Slideways
El Greco, View of Toledo, c. 1596–1600
"I'm sliding Slideways …"
How might I describe my writing? Probably not in the same fashion that I usually write, for a description seems of a different order than an observation or worse, an inference. It seems one thing to state that the quick brown fox jumps over the lazy dog and quite another to explain why. The explanation seems necessary because who could possibly conclude the intention without some sideways explanation, one posed at a slightly higher and sideways orientation, perhaps looking down upon the commotion? I'd say that no one's very likely to jump to an accurate interpretation without some outside orientation, without the author of the expression disclosing his intentions, whether those seem at all transparent or even present in his silly sentence. Explaining that the sentence in question serves as an English-language pangram—a sentence that contains all of the letters of the English alphabet—the deeper meaning comes clear. The sentence still seems queer, but more understandably so. ©2022 by David A. Schmaltz - all rights reserved
I face the same challenge but on a much broader scale. Instead of one strange sentence, I have a whole manuscript of sentences, Three-thousand, eight-hundred and forty-nine of them to be precise. What deeper or more superficial impression was I hoping they'd leave behind? What might they be about? Like Moby Dick's a book about a whale or an Ahab or an obsession or an extended allegory, which explanation might I employ to introduce the book without a cover yet? What illustration might belong on the cover of this one? What impression do I want to project? And in what language or dialect might I state what I will intend to become glaringly obvious? I'm not just asking.
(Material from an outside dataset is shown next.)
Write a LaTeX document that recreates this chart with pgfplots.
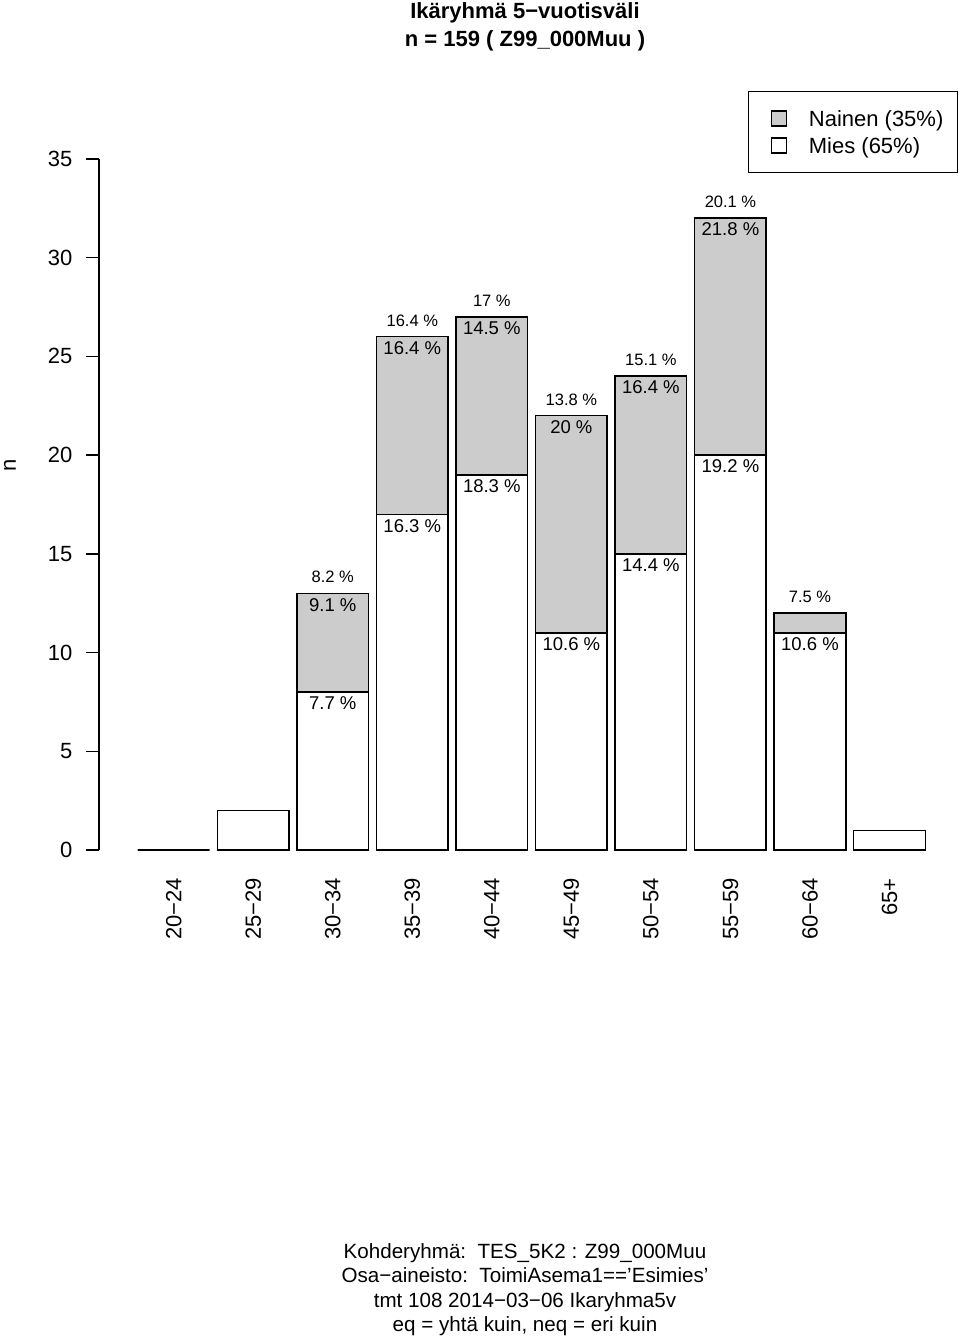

The Muse finds me near comatose, lying on the bed in the middle of the morning. I startle as she opens the door. She's taking a quick break from her usual series of Zoom® calls. I report that I'm working hard, an unlikely description of what might, I fear, appear as me slacking, but I am working, and working very, very hard, for I'm trying to imagine a description, to distill my conflicting intentions, into a statement as clear and as precise as it must be to be heard. A cyclone rages in my head. I hear above the roar and whine, though, the barest start of a story, in words that seem strange and ill-fitting. I managed to transcribe a paragraph and then another, but that second one left me exhausted and reeling. Thus, I was lying there, staring at the ceiling, expecting to see something that had not quite become obvious in the months and months since I'd finished writing that manuscript. Curiously, it seemed to be working.
I hold myself to speak the truth to myself if not always to everyone else. I expect myself to be capable of handling if not the Whole-and-Nuthing-But Truth, at least a fair approximation of it. I do not want some flimsy shading or an alluring misrepresentation. I expect myself to state my truth plainly, without deflection, without too much embarrassment. I seek only to be understood, for I cannot put myself in change of also being accepted. I want any rejection to come responsibly, because the offer didn't please, and not because my offer didn't seem credible. I'm just trying to get my story straight. It's simple, really, once I manage to slip Slideways into the manner of thinking necessary to describe it. Not the manner of thinking I used to create the work, but the one capable of simply describing it. Curiously, thanks to help from my friends (Thanks, Bastiaan and Franklin!), I feel closer. I still feel, though, as if I am that NASA space probe capturing visuals of Venus from near the top of the visual infrared spectrum, where shape must be inferred from heat shadows. I am not yet comatose, however otherwise my aspect might appear. I'm sliding sideways, Slideways, into something terribly important here.